Déshabiller Pierre
Par Société des agrégés, le 19 novembre 2013
Proposer, parmi les pistes de discussion avancées dans le cadre de la réflexion sur le « métier enseignant », la création de décharges pour les professeurs exerçant en zone sensible est une initiative a priori louable. Il est en revanche particulièrement démagogique d’aller chercher la contrepartie financière de cette mesure dans l’augmentation des obligations de service des professeurs de classes préparatoires et, par conséquent, dans la diminution de leur rémunération[1].
Les agrégés, une cible facile
Les agrégés, professeurs de classes préparatoires, peu nombreux et peu enclins à user de la grève ou du blocage, sont des cibles faciles, trop faciles. Les désigner à la vindicte publique comme des privilégiés refusant de céder sur leurs avantages serait insupportable.
Brimades pour les hauts potentiels : un raisonnement à courte vue
L’éducation nationale a décidément bien du mal avec les « hauts potentiels » qu’elle ne sait ni reconnaître, ni soutenir et qu’elle ne saura bientôt plus retenir. Dans un contexte de crise du recrutement, quoi qu’en dise le ministère, s’en prendre à des professeurs de haut niveau, ne comptant pas leur temps, ne ménageant pas leur peine, et ayant, pour la plupart d’entre eux, renoncé à une carrière brillante en dehors de l’enseignement pour se dévouer, dans l’ombre, à la réussite de leurs élèves, ne participe guère d’une vue à long terme.
Qu’est-ce qu’un « haut potentiel » ? C’est quelqu’un qui a le choix, et qui peut partir. Un article récemment paru dans Challenges[2] soulignait le nombre important de polytechniciens quittant la France pour leur premier poste. Souhaitons-nous que nos professeurs les plus brillants fassent de même ?
Non, nous ne sommes pas dans le cadre d’une redistribution des richesses, le salaire n’est pas un impôt et les professeurs de classes préparatoires méritent leur salaire qui est la juste rétribution du travail fourni.

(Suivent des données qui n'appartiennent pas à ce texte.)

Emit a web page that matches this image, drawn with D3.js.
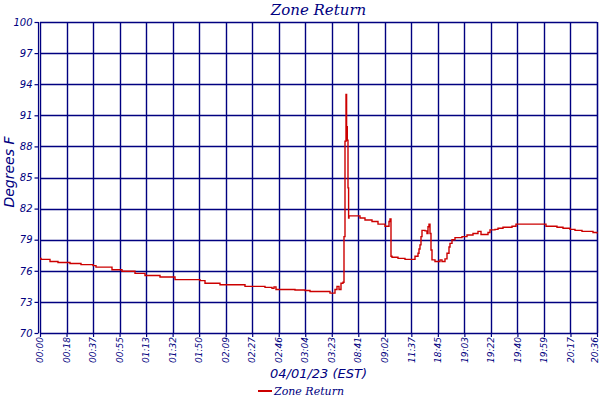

Oui, il faut à la France des cadres de haut niveau capables de tirer le système éducatif vers une ambition intellectuelle qui rayonne sur l’ensemble du système.
Oui les élèves de ZEP ont aussi le droit de devenir élèves de classes préparatoires. Leur en donner la possibilité, c’est non seulement les aider au début de leur scolarité mais aussi leur garantir qu’ils auront, dans ces classes, des professeurs compétents parce qu’ils auront été considérés à la hauteur de leur mérite.